Образ грандиозен и привлекателен, и певец хочет, чтобы слушатель увидел героя многократно, во всех изменениях и поступках.
Не надо представлять себе частное стилистическое решение, свойственное определенной эпохе, как общее решение. "Характер", так, как его мог бы понимать творец или творцы "Песни о Роланде", – нечто иное, чем то, что подразумевали под словом "характер" писатели XVIII века, и иное чем то, что под этим же словом подразумевал Толстой.
Рыцарь Роланд обладал многими аксессуарами: рыцарским рогом, рыцарским мечом, рукавицами, и все эти аксессуары были не только частями его вооружения, но и были как бы частями его характеристики.
Поэтому и былина очень подробно описывает вооружение богатыря: способ оседлания коня, качество подпруги, застежек на сбруе.
Все это части, из которых складывается характеристика воина.

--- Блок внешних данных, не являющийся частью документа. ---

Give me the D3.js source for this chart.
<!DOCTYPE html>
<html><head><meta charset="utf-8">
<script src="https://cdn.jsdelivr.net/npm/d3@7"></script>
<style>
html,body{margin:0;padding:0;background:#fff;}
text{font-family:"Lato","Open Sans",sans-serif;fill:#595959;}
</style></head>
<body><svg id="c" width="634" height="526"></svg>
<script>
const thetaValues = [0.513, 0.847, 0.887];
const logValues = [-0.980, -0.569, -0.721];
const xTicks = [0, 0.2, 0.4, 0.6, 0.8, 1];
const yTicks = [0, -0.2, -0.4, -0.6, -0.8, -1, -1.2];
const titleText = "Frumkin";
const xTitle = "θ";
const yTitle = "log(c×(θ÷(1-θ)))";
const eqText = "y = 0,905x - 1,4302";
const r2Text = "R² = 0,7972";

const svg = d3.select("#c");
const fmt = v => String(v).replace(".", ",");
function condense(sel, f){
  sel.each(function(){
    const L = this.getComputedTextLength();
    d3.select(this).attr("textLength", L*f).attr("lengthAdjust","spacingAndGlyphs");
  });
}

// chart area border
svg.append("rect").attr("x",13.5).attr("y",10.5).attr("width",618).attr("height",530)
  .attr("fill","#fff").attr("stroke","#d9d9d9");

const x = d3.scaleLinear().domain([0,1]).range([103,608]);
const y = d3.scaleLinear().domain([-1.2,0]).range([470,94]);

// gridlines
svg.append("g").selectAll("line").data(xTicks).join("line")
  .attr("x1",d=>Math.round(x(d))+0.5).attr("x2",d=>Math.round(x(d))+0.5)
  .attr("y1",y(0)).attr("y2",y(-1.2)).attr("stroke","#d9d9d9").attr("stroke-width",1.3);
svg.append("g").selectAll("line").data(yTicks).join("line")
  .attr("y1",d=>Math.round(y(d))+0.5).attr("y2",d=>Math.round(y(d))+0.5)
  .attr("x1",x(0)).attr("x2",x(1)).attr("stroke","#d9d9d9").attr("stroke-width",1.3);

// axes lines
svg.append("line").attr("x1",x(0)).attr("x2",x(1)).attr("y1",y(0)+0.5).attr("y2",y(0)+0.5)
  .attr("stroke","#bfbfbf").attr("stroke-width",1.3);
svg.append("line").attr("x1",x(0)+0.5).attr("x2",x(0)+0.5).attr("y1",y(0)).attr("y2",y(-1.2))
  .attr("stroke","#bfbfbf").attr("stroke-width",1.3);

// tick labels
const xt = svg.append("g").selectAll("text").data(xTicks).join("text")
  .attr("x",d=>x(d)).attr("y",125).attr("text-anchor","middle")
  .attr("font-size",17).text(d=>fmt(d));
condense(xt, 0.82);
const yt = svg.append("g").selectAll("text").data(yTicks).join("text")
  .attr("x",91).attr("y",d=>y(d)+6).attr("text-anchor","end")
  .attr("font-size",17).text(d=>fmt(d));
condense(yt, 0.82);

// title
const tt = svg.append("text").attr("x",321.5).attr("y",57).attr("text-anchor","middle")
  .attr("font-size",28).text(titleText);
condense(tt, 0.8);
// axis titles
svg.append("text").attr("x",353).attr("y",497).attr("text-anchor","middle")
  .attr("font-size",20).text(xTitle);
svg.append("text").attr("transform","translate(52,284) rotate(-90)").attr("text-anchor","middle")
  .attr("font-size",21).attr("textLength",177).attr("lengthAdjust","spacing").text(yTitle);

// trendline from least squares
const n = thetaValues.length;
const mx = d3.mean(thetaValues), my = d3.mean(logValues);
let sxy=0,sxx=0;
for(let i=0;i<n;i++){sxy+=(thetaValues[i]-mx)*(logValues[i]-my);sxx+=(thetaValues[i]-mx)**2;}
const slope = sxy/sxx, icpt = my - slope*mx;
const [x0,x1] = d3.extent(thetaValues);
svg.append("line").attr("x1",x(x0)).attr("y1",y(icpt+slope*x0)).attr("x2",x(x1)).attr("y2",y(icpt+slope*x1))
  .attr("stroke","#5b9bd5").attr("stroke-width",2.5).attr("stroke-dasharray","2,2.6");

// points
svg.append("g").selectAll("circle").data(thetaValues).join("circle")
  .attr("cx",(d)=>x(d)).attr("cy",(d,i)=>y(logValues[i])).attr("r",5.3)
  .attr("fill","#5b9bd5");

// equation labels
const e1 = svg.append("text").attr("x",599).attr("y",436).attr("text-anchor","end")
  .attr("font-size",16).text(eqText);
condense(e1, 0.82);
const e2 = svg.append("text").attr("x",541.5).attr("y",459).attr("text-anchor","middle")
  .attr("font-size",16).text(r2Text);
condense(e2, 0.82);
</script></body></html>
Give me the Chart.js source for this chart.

Д. С. Лихачев в книге "Человек в литературе древней Руси" глубоко показал значение аксессуаров в русской иконописи, их смысловой, характеризующий главный образ характер.
Приводя пример из Ипатьевской летописи, под годом 1289-м он пишет, что каждая добродетель в князе в летописной характеристике надета на нем, как доспех, и пишет дальше:
"Еще отчетливее сравнение добродетелей князя с его одеянием в пространной посмертной характеристике волынского князя Владимира Васильковича. "Ты правдою бе оболчен, – обращается к нему летописец, – крепостью препоясан и милостынею яко гривною утварью златою украсуяся, истиною обит, смыслом венчан".
Князь как бы полностью растворяется в окружающей его феодальной среде в отвлеченных добродетелях, становясь до предела абстрактным.
"Ты бе, о честная главо, – продолжает летописец, – нагим одеяние, ты бе алчющим коръмля и жажющим во вьртьпе оглашение, вдовицам помощник и страньным покоище, беспокровным покров, обидимым заступник, убогим обогатение, страньн приимник".
Материал, на котором осуществляются эпические повторения в сцене гибели Роланда, – это тот материал, который понятен автору эпохи феодализма. Он мыслит этими аксессуарами.
Сцена гибели героя расчленяется на моменты его разоружения.
Меч и рог как бы становятся предметами, слава и гибель которых ступенчато развивается, замедляя весь эпизод гибели рыцаря.